Whitney Museum in New Home to Feature Work By CSUN’s Harry Gamboa Jr.

Decoy Gang War Victim ©1974, by Harry Gamboa, Jr. Performed by Asco, featuring Gronk

When the Whitney Museum of American Art opens its new home in Manhattan’s Meatpacking District next month, among the works featured in its first exhibition will be pieces by California State University, Northridge Chicana/o studies professor Harry Gamboa Jr.

The exhibition, “America is Hard to See,” will inlcude an unprecedented selection of works from the museum’s renowned permanent collection, including pieces by Asco (Spanish for “nausea”), the pioneering Chicano art group co-founded by Gamboa, Gronk, Willie F. Herrón III and Patssi Valdez.

“I’ll be attending the opening reception at the Whitney Museum of American Art where all Americans and the world will find it easier to see Chicano art,” Gamboa said.

America Is Hard to See,” which opens May 1 and runs through Sept. 27, examines the themes, ideas, beliefs, visions and passions that have preoccupied and galvanized American artists over the past 115 years. Reflecting the way artists think and work, all mediums are presented together without hierarchy. Numerous pieces that have rarely, if ever, been shown before will appear alongside familiar icons, in a conscious effort to challenge assumptions about the American art canon.

When the Asco first hit the streets of Los Angeles 40 years ago, the community did not know what to make of its performance pieces, which tackled the day’s issues, including racism, head on.

The initial reaction to Asco’s work was resistant and political. Over the years, art collectors, museum curators and academics have hailed Asco and its members for presenting the realities of a community that was long ignored and provocatively translating the universality of its experience.

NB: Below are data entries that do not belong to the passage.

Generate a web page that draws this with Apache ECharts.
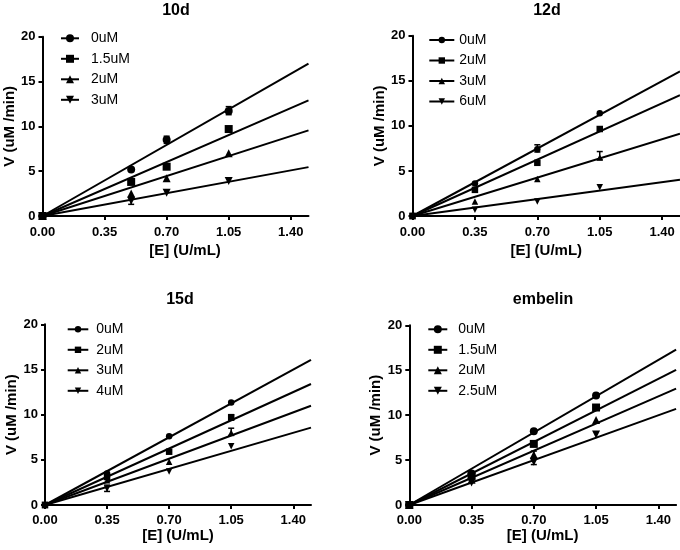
<!DOCTYPE html>
<html>
<head>
<meta charset="utf-8">
<script src="https://cdn.jsdelivr.net/npm/echarts@6/dist/echarts.min.js"></script>
<style>
html,body{margin:0;padding:0;background:#fff;}
#chart{width:680px;height:550px;}
</style>
</head>
<body>
<div id="chart"></div>
<script>
// ---------- shared ----------
const xTickValues = [0, 0.35, 0.70, 1.05, 1.40];
const xMax = 1.5;
const yMax = 20;
const yInterval = 5;
const xName = '[E] (U/mL)';
const yName = 'V (uM /min)';

// ---------- panel 10d ----------
const t10d = '10d';
const x10d = [0, 0.5, 0.7, 1.05];
const labels10d = ['0uM', '1.5uM', '2uM', '3uM'];
const v10d_0 = [0, 5.2, 8.5, 11.7];
const v10d_1 = [0, 3.8, 5.5, 9.7];
const v10d_2 = [0, 2.5, 4.2, 7.0];
const v10d_3 = [0, 1.7, 2.6, 3.9];
const fit10d = [17.0, 12.9, 9.55, 5.45];          // fitted line value at x = 1.5
const err10d = [[0.5, 1.3, 2.05], [0.7, 8.1, 8.9], [1.05, 11.3, 12.2]];

// ---------- panel 12d ----------
const t12d = '12d';
const x12d = [0, 0.35, 0.7, 1.05];
const labels12d = ['0uM', '2uM', '3uM', '6uM'];
const v12d_0 = [0, 3.6, 7.4, 11.4];
const v12d_1 = [0, 2.9, 5.9, 9.65];
const v12d_2 = [0, 1.6, 4.1, 6.5];
const v12d_3 = [0, 0.7, 1.6, 3.2];
const fit12d = [16.05, 13.4, 9.13, 4.02];
const err12d = [[0.7, 7.1, 7.9], [1.05, 6.25, 7.15]];

// ---------- panel 15d ----------
const t15d = '15d';
const x15d = [0, 0.35, 0.7, 1.05];
const labels15d = ['0uM', '2uM', '3uM', '4uM'];
const v15d_0 = [0, 3.5, 7.6, 11.35];
const v15d_1 = [0, 3.1, 5.9, 9.7];
const v15d_2 = [0, 2.75, 4.8, 8.0];
const v15d_3 = [0, 1.8, 3.7, 6.5];
const fit15d = [16.05, 13.39, 10.99, 8.56];
const err15d = [[1.05, 7.7, 8.5], [1.05, 9.4, 10.0], [0.35, 1.5, 2.2]];

// ---------- panel embelin ----------
const tEmb = 'embelin';
const xEmb = [0, 0.35, 0.7, 1.05];
const labelsEmb = ['0uM', '1.5uM', '2uM', '2.5uM'];
const vEmb_0 = [0, 3.5, 8.2, 12.2];
const vEmb_1 = [0, 3.2, 6.8, 10.85];
const vEmb_2 = [0, 2.8, 5.6, 9.45];
const vEmb_3 = [0, 2.5, 4.8, 7.85];
const fitEmb = [17.3, 15.05, 12.95, 10.7];
const errEmb = [[0.7, 5.2, 6.0], [0.7, 4.5, 5.1]];

// ---------- layout (styles only) ----------
const FONT = '"Liberation Sans", Arial, Helvetica, sans-serif';
const symbols = ['circle', 'rect', 'triangle', 'path://M0,0 L10,0 L5,10 Z'];

const panels = [
  { title: t10d, x: x10d, vals: [v10d_0, v10d_1, v10d_2, v10d_3], fit: fit10d, labels: labels10d, err: err10d,
    grid: { left: 42.5, top: 36.7, width: 266, height: 179.3 },
    titlePos: [176, 11], yGap: 25.5, xGap: 27.5, xNamePad: [0, 0, 0, 19], xLabMargin: 10,
    legend: { left: 60, top: 31.3, itemWidth: 18, textPad: 7 }, size: 8, legSize: 10 },
  { title: t12d, x: x12d, vals: [v12d_0, v12d_1, v12d_2, v12d_3], fit: fit12d, labels: labels12d, err: err12d,
    grid: { left: 412.5, top: 35.7, width: 269.4, height: 180.3 },
    titlePos: [547, 11], yGap: 20.5, xGap: 27.5, xNamePad: [0, 0, 0, 0], xLabMargin: 10,
    legend: { left: 428.3, top: 33, itemWidth: 25, textPad: 0 }, size: 6.5, legSize: 8 },
  { title: t15d, x: x15d, vals: [v15d_0, v15d_1, v15d_2, v15d_3], fit: fit15d, labels: labels15d, err: err15d,
    grid: { left: 45, top: 324.3, width: 266, height: 180.7 },
    titlePos: [180, 299.5], yGap: 24.8, xGap: 23.5, xNamePad: [0, 0, 0, 0], xLabMargin: 9,
    legend: { left: 66.7, top: 322.3, itemWidth: 20.6, textPad: 3 }, size: 6.5, legSize: 8 },
  { title: tEmb, x: xEmb, vals: [vEmb_0, vEmb_1, vEmb_2, vEmb_3], fit: fitEmb, labels: labelsEmb, err: errEmb,
    grid: { left: 409.3, top: 325.3, width: 266.8, height: 179.7 },
    titlePos: [543, 299.5], yGap: 25.8, xGap: 23.5, xNamePad: [0, 0, 0, 0], xLabMargin: 9,
    legend: { left: 427.3, top: 322.3, itemWidth: 19, textPad: 6 }, size: 8, legSize: 10 }
];

function renderErr(params, api) {
  const x = api.value(0), lo = api.value(1), hi = api.value(2);
  const p1 = api.coord([x, lo]), p2 = api.coord([x, hi]);
  const w = 3;
  const st = { stroke: '#000', lineWidth: 1.5 };
  return { type: 'group', children: [
    { type: 'line', shape: { x1: p1[0], y1: p1[1], x2: p2[0], y2: p2[1] }, style: st },
    { type: 'line', shape: { x1: p1[0] - w, y1: p1[1], x2: p1[0] + w, y2: p1[1] }, style: st },
    { type: 'line', shape: { x1: p2[0] - w, y1: p2[1], x2: p2[0] + w, y2: p2[1] }, style: st }
  ]};
}

const option = {
  animation: false,
  backgroundColor: '#fff',
  title: [], grid: [], xAxis: [], yAxis: [], legend: [], series: []
};

panels.forEach((p, i) => {
  option.title.push({
    text: p.title, left: p.titlePos[0], top: p.titlePos[1], padding: 0,
    textAlign: 'center', textVerticalAlign: 'middle',
    textStyle: { fontFamily: FONT, fontWeight: 'bold', fontSize: 16, color: '#000' }
  });
  option.grid.push(Object.assign({ containLabel: false }, p.grid));
  option.xAxis.push({
    type: 'value', gridIndex: i, min: 0, max: xMax,
    name: xName, nameLocation: 'middle', nameGap: p.xGap,
    nameTextStyle: { fontFamily: FONT, fontWeight: 'bold', fontSize: 15, color: '#000', padding: p.xNamePad },
    axisLine: { onZero: false, lineStyle: { color: '#000', width: 2 } },
    axisTick: { show: true, inside: false, length: 4, lineStyle: { color: '#000', width: 2 }, customValues: xTickValues },
    axisLabel: { customValues: xTickValues, formatter: v => Number(v).toFixed(2), margin: p.xLabMargin,
      fontFamily: FONT, fontWeight: 'bold', fontSize: 13, color: '#000' },
    splitLine: { show: false }
  });
  option.yAxis.push({
    type: 'value', gridIndex: i, min: 0, max: yMax, interval: yInterval,
    name: yName, nameLocation: 'middle', nameGap: p.yGap, nameRotate: 90,
    nameTextStyle: { fontFamily: FONT, fontWeight: 'bold', fontSize: 15, color: '#000' },
    axisLine: { show: true, onZero: false, lineStyle: { color: '#000', width: 2 } },
    axisTick: { show: true, inside: false, length: 4, lineStyle: { color: '#000', width: 2 } },
    axisLabel: { margin: 7, fontFamily: FONT, fontWeight: 'bold', fontSize: 13, color: '#000' },
    splitLine: { show: false }
  });
  const names = p.labels.map(l => p.title + '|' + l);
  option.legend.push({
    data: names, orient: 'vertical', left: p.legend.left, top: p.legend.top, padding: 0,
    itemWidth: p.legend.itemWidth, itemHeight: p.legSize, itemGap: 6.5,
    selectedMode: false,
    formatter: n => n.split('|')[1],
    textStyle: { fontFamily: FONT, fontSize: 14, color: '#000', lineHeight: 14, padding: [0, 0, 0, p.legend.textPad] }
  });
  p.vals.forEach((vals, k) => {
    option.series.push({
      type: 'line', name: names[k], xAxisIndex: i, yAxisIndex: i,
      data: [[0, 0], [xMax, p.fit[k]]],
      symbol: symbols[k], showSymbol: false, symbolSize: p.size,
      lineStyle: { color: '#000', width: 2 }, itemStyle: { color: '#000' },
      silent: true, z: 2
    });
    option.series.push({
      type: 'scatter', name: names[k] + ' pts', xAxisIndex: i, yAxisIndex: i,
      data: p.x.map((xv, j) => [xv, vals[j]]),
      symbol: symbols[k], symbolSize: p.size,
      itemStyle: { color: '#000', opacity: 1 }, silent: true, z: 3
    });
  });
  option.series.push({
    type: 'custom', name: p.title + ' err', xAxisIndex: i, yAxisIndex: i,
    renderItem: renderErr, data: p.err, encode: { x: 0, y: [1, 2] }, silent: true, z: 4
  });
});

const chart = echarts.init(document.getElementById('chart'), null, { renderer: 'canvas' });
chart.setOption(option);
</script>
</body>
</html>
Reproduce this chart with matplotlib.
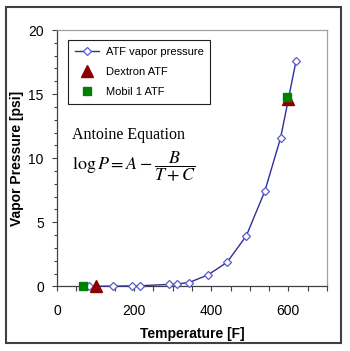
import matplotlib
matplotlib.use("Agg")
import matplotlib.pyplot as plt
from matplotlib.patches import Rectangle
from matplotlib.ticker import MultipleLocator

# ATF vapor pressure curve (Antoine fit), temperature in F, pressure in psi
temp_f = [82, 146, 194, 215, 291, 312, 342, 391, 441, 491, 539, 580, 620]
vap_psi = [0.01, 0.02, 0.04, 0.05, 0.16, 0.2, 0.3, 0.89, 1.88, 3.95, 7.43, 11.6, 17.6]

# measured points
dextron_t = [100, 600]
dextron_p = [0.0, 14.6]
mobil_t = [68, 597]
mobil_p = [0.0, 14.8]

plt.rcParams['font.family'] = ['Liberation Sans', 'DejaVu Sans']
plt.rcParams['mathtext.fontset'] = 'stix'

fig = plt.figure(figsize=(3.5, 3.51), dpi=100)
fig.patch.set_facecolor('white')
ax = fig.add_axes([0.163, 0.184, 0.771, 0.7305])

ax.plot(temp_f, vap_psi, color='#2e2e9e', lw=1.0, marker='D', ms=4.5,
        mfc='white', mec='#5a5ad0', mew=0.9, label='ATF vapor pressure',
        zorder=3, clip_on=False)
ax.plot(dextron_t, dextron_p, ls='none', marker='^', ms=8, color='#8b0000',
        label='Dextron ATF', zorder=4, clip_on=False)
ax.plot(mobil_t, mobil_p, ls='none', marker='s', ms=5.5, color='#008000',
        label='Mobil 1 ATF', zorder=5, clip_on=False)

ax.set_xlim(0, 700)
ax.set_ylim(0, 20)
ax.xaxis.set_major_locator(MultipleLocator(200))
ax.xaxis.set_minor_locator(MultipleLocator(50))
ax.yaxis.set_major_locator(MultipleLocator(5))
ax.yaxis.set_minor_locator(MultipleLocator(1))
ax.tick_params(axis='both', which='major', direction='out', length=3.5,
               width=0.8, color='#404040', labelsize=10, pad=6)
ax.tick_params(axis='x', which='major', pad=9)
ax.tick_params(axis='x', which='minor', direction='out', length=3.5,
               width=0.8, color='#404040')
ax.tick_params(axis='y', which='minor', direction='out', length=2,
               width=0.8, color='#404040')
ax.set_xticks([0, 200, 400, 600])

for side in ['left', 'bottom']:
    ax.spines[side].set_color('#404040')
    ax.spines[side].set_linewidth(0.9)
for side in ['top', 'right']:
    ax.spines[side].set_color('#a0a0a0')
    ax.spines[side].set_linewidth(0.9)

ax.set_xlabel('Temperature [F]', fontsize=10, fontweight='bold', labelpad=7)
ax.set_ylabel('Vapor Pressure [psi]', fontsize=10, fontweight='bold', labelpad=3)

leg = ax.legend(loc='upper left', bbox_to_anchor=(0.04, 0.96), fontsize=8,
                fancybox=False, framealpha=1, edgecolor='#202020',
                borderaxespad=0, handlelength=2.2, labelspacing=0.9,
                borderpad=0.6, handletextpad=0.6)
leg.get_frame().set_linewidth(0.8)

ax.text(0.055, 0.59, 'Antoine Equation', transform=ax.transAxes,
        family=['Liberation Serif', 'DejaVu Serif'], fontsize=11.5, va='center')
ax.text(0.055, 0.47, r'$\log P = A - \dfrac{B}{T + C}$', transform=ax.transAxes,
        fontsize=13, va='center')

fig.patches.append(Rectangle((6 / 350, 8 / 351), 335 / 350, 336 / 351,
                             transform=fig.transFigure, fill=False,
                             edgecolor='#404040', lw=1.5))

fig.savefig('out.png', dpi=100)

The Smithsonian American Art Museum created a special exhibition in 2013 that includes their work, “Our America: The Latino Presence in American Art.” The exhibition is currently on display at the Utah Museum of Fine Arts in Salt Lake City.

For the past four decades, Gamboa has documented and interpreted the contemporary urban Chicano experience through his art, whether in photographs, videos or performance pieces.

Gamboa’s work has been exhibited in museums around the world, including a show currently on display at the Princeton University Art Museum, “The City Lost and Found: Capturing New York, Chicago, and Los Angeles, 1960-1980.”

Despite the international acclaim for his work, Gamboa continues to teach four classes in CSUN’s Department of Chicana/o Studies and is a faculty member in the photography and media department at California Institute of the Arts.